>> START
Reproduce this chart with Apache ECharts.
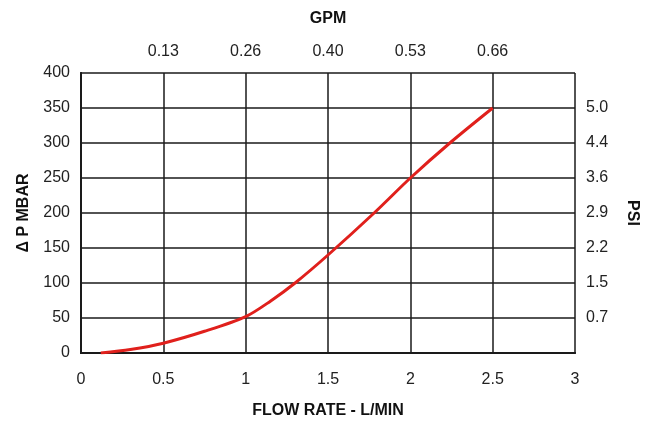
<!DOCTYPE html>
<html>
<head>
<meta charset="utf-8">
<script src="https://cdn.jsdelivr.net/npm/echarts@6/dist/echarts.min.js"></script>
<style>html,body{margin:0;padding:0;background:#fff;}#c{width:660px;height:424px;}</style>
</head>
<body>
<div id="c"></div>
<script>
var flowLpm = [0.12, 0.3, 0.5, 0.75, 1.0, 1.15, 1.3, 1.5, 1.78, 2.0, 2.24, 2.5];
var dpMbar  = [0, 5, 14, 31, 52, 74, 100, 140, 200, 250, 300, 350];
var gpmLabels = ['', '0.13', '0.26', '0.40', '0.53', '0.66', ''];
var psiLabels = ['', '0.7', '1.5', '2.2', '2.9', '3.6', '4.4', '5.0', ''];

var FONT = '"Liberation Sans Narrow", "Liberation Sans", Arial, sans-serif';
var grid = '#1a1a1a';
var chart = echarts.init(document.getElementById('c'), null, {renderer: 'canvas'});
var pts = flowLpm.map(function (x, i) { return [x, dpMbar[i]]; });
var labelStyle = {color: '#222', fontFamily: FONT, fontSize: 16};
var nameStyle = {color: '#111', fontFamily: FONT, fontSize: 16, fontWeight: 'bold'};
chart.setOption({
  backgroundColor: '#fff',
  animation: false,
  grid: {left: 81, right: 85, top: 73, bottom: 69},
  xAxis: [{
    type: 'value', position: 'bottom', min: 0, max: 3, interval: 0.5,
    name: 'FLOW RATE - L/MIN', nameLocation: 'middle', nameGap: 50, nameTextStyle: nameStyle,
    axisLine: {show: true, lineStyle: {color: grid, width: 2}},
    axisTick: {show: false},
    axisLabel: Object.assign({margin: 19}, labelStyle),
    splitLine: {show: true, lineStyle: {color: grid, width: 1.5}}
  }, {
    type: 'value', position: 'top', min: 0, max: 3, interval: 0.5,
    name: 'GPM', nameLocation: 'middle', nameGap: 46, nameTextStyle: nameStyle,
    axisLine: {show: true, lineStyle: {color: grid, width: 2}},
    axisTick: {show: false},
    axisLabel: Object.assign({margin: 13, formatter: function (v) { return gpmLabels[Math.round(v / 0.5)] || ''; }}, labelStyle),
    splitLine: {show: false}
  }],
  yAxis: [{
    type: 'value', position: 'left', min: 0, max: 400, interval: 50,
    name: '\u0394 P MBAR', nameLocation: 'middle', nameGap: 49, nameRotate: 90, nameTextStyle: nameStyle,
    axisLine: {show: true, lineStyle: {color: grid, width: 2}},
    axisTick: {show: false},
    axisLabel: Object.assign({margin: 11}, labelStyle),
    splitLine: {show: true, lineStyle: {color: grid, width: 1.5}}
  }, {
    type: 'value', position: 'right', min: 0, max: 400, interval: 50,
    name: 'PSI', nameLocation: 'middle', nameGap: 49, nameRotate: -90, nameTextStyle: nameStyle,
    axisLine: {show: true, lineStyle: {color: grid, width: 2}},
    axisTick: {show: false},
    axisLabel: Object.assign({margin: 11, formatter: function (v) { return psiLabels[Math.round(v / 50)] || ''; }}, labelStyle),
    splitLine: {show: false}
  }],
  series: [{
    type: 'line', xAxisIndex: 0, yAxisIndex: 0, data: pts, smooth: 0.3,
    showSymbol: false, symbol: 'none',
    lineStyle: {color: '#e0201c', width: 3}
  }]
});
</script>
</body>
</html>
>> END
* **The request**
Quote the data above in full, leaving out the pictures it holds.

* **Solution**
Reproduce this chart with Apache ECharts.
<!DOCTYPE html>
<html>
<head>
<meta charset="utf-8">
<script src="https://cdn.jsdelivr.net/npm/echarts@6/dist/echarts.min.js"></script>
<style>html,body{margin:0;padding:0;background:#fff;}#c{width:660px;height:424px;}</style>
</head>
<body>
<div id="c"></div>
<script>
var flowLpm = [0.12, 0.3, 0.5, 0.75, 1.0, 1.15, 1.3, 1.5, 1.78, 2.0, 2.24, 2.5];
var dpMbar  = [0, 5, 14, 31, 52, 74, 100, 140, 200, 250, 300, 350];
var gpmLabels = ['', '0.13', '0.26', '0.40', '0.53', '0.66', ''];
var psiLabels = ['', '0.7', '1.5', '2.2', '2.9', '3.6', '4.4', '5.0', ''];

var FONT = '"Liberation Sans Narrow", "Liberation Sans", Arial, sans-serif';
var grid = '#1a1a1a';
var chart = echarts.init(document.getElementById('c'), null, {renderer: 'canvas'});
var pts = flowLpm.map(function (x, i) { return [x, dpMbar[i]]; });
var labelStyle = {color: '#222', fontFamily: FONT, fontSize: 16};
var nameStyle = {color: '#111', fontFamily: FONT, fontSize: 16, fontWeight: 'bold'};
chart.setOption({
  backgroundColor: '#fff',
  animation: false,
  grid: {left: 81, right: 85, top: 73, bottom: 69},
  xAxis: [{
    type: 'value', position: 'bottom', min: 0, max: 3, interval: 0.5,
    name: 'FLOW RATE - L/MIN', nameLocation: 'middle', nameGap: 50, nameTextStyle: nameStyle,
    axisLine: {show: true, lineStyle: {color: grid, width: 2}},
    axisTick: {show: false},
    axisLabel: Object.assign({margin: 19}, labelStyle),
    splitLine: {show: true, lineStyle: {color: grid, width: 1.5}}
  }, {
    type: 'value', position: 'top', min: 0, max: 3, interval: 0.5,
    name: 'GPM', nameLocation: 'middle', nameGap: 46, nameTextStyle: nameStyle,
    axisLine: {show: true, lineStyle: {color: grid, width: 2}},
    axisTick: {show: false},
    axisLabel: Object.assign({margin: 13, formatter: function (v) { return gpmLabels[Math.round(v / 0.5)] || ''; }}, labelStyle),
    splitLine: {show: false}
  }],
  yAxis: [{
    type: 'value', position: 'left', min: 0, max: 400, interval: 50,
    name: '\u0394 P MBAR', nameLocation: 'middle', nameGap: 49, nameRotate: 90, nameTextStyle: nameStyle,
    axisLine: {show: true, lineStyle: {color: grid, width: 2}},
    axisTick: {show: false},
    axisLabel: Object.assign({margin: 11}, labelStyle),
    splitLine: {show: true, lineStyle: {color: grid, width: 1.5}}
  }, {
    type: 'value', position: 'right', min: 0, max: 400, interval: 50,
    name: 'PSI', nameLocation: 'middle', nameGap: 49, nameRotate: -90, nameTextStyle: nameStyle,
    axisLine: {show: true, lineStyle: {color: grid, width: 2}},
    axisTick: {show: false},
    axisLabel: Object.assign({margin: 11, formatter: function (v) { return psiLabels[Math.round(v / 50)] || ''; }}, labelStyle),
    splitLine: {show: false}
  }],
  series: [{
    type: 'line', xAxisIndex: 0, yAxisIndex: 0, data: pts, smooth: 0.3,
    showSymbol: false, symbol: 'none',
    lineStyle: {color: '#e0201c', width: 3}
  }]
});
</script>
</body>
</html>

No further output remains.